Southern Exposure 10: Typical Tough Day At Sea

So how do travelers manage to get through a day cruising along in ships like the Zaandam? It is true that there is a lot of stress. So many decisions to make. First there is breakfast. Do you want to eat in the elegant, full service dining room or in the casual buffet venue on the top deck? And how do you begin to choose between all the food selections available? 

After you have managed to make a decision and have finished a sumptuous breakfast, then you are faced with what to do next. You can sit in one of the dozen or so venues looking out at the vast  sea, but which one? The library? The pool area? The main lounge or mini lounge or maxi lounge or aft deck?

But maybe you don’t want to sit and look out at the sparkling blue waters decorated with whitecaps.  Maybe you want something more. Every hour there are about a dozen choices: baking classes, classes on preparing desserts, another on appetizers or one on fish recipes. There is always an option of learning about how eating more translates to losing pounds or why calories don’t count. Just thinking about these options makes you hungry, so it is time for your first cappuccino and an oversized, freshly-baked donut or croissant  at the Deck 4 café. Now fortified you are ready for a game of competitive bridge or mahjong or chess or a lesson on how to play one of these games. But you don’t want to miss the talk about how to buy the perfect diamond or how to use Microsoft products or a class in chocolate tasting. These tough choices cause more stress, which can  be ameliorated  only with another cappuccino and croissant.

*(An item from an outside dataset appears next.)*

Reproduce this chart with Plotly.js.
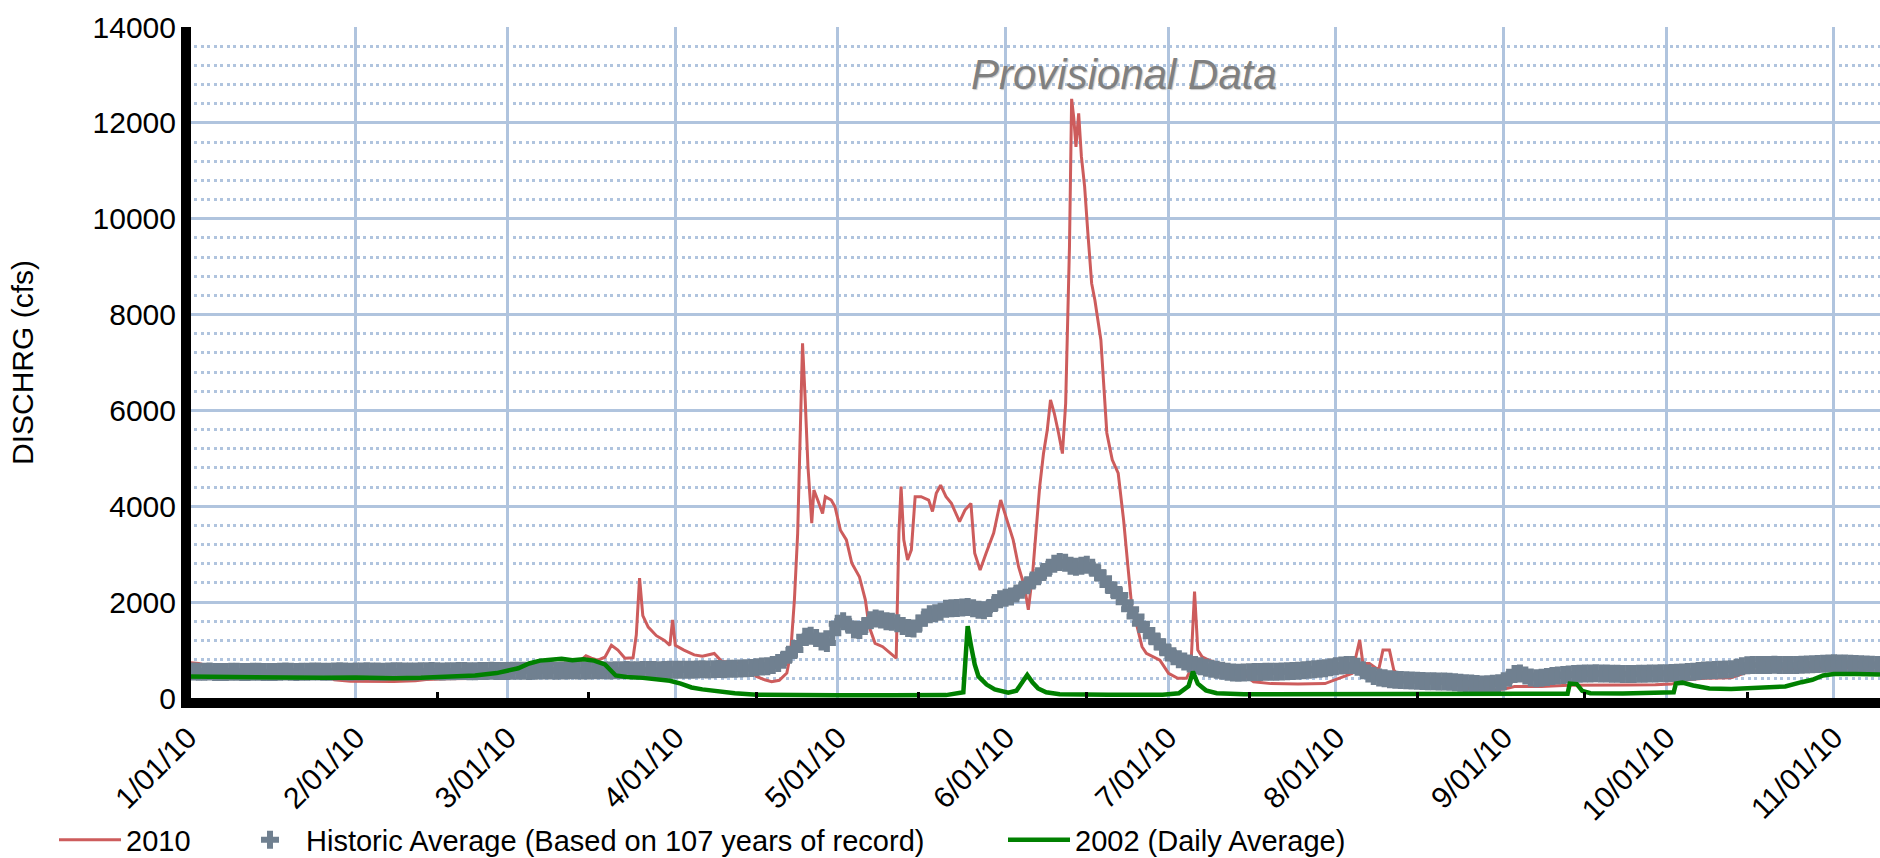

You look at your watch and realize it is time for the first major presentation of the day in the large theater, a lecture on what to eat on board. You rush to get a seat only to find that this lecture is SRO, so it is back to the café. Now you are ready for something more serious, so it is time to finish your coffee and sweetroll in the salon area where a classical pianist and violinist are playing Mozart sonatas. After the concert you wander up to the pool where people are sunning and splashing around in a small pool and order a Bloody Mary to calm your nerves before lunch.

There are so many lunch options  you don’t know where to start. Of course you could try the main dining room or perhaps the exclusive, extra cost, gourmet restaurant, but you are not really dressed properly. You could do the buffet, but that tends to be crowded at lunch time. So you settle on the café in the pool area and get a plate full of tacos and a large salad, followed by an ice cream Sunday. 

Now it is time for a nap, but that will mean missing your favorite activity, the trivia quiz contest, next to bingo,  the most popular of all the activities on the ship. So you sign up to be on a team and do pretty well, but not so well as to reduce all the stress, so it is time  to calm your nerves by attending  high tea, followed by a lecture in the main theater about the culinary delights of Central Asia. After this you have to decide between a class in ballroom dancing or  learning the tango, a stressful decision, so you decide to order a gin and tonic and relax in one of the lounge chairs by the enclosed pool on the top deck before returning to your room to dress for dinner where you will be seated with nice, well-traveled people  from all over the world, whom you don’t know and  may never talk to again.  The conversation at dinner is about mutual interests associated with travel, avoiding any mention of politics, as you sip wine and think about whether you want to take in the evening song and dance act or to watch the ship’s movie or stop in the bar with the jazz singer. This choice, of course, leads to more stress but not enough to spoil your delicious three-course meal followed by a scrumptious dessert. After dinner, you decide you have time to try one or two hands of blackjack in the casino, which is stressful because you lose fifty bucks and can’t  decide whether after  attending the evening entertainment in the main theater, you want to take in the bar scene on the upper deck or call it quits for the day.

So yeah, it is tough being on these cruises. There is just too much stress, but not so much as to spoil the experience or keep you from repeating the cycle the next day.

5 thoughts on “Southern Exposure 10: Typical Tough Day At Sea

  1. Joe,
    I read this blog out loud to Elizabeth while in the car and she loved it, as did why. Well done my friend!

  2. Hang in there, Joe! I’m saving you a copy of the WaPo’s Nationals “World Series Champions” special section, in case yours has been embargoed or buried in your absence. Zim and Suzuki stirred up some controversy during their White House visit, by respectively saying nice words about 45 and wearing a MAGA hat/submitting to a dubious embrace by the aforesaid, but I have forgiven them. (You may already know this, but just want to be sure you’re keeping up with the vitally important world news in between the gin and tonics and the blackjack.)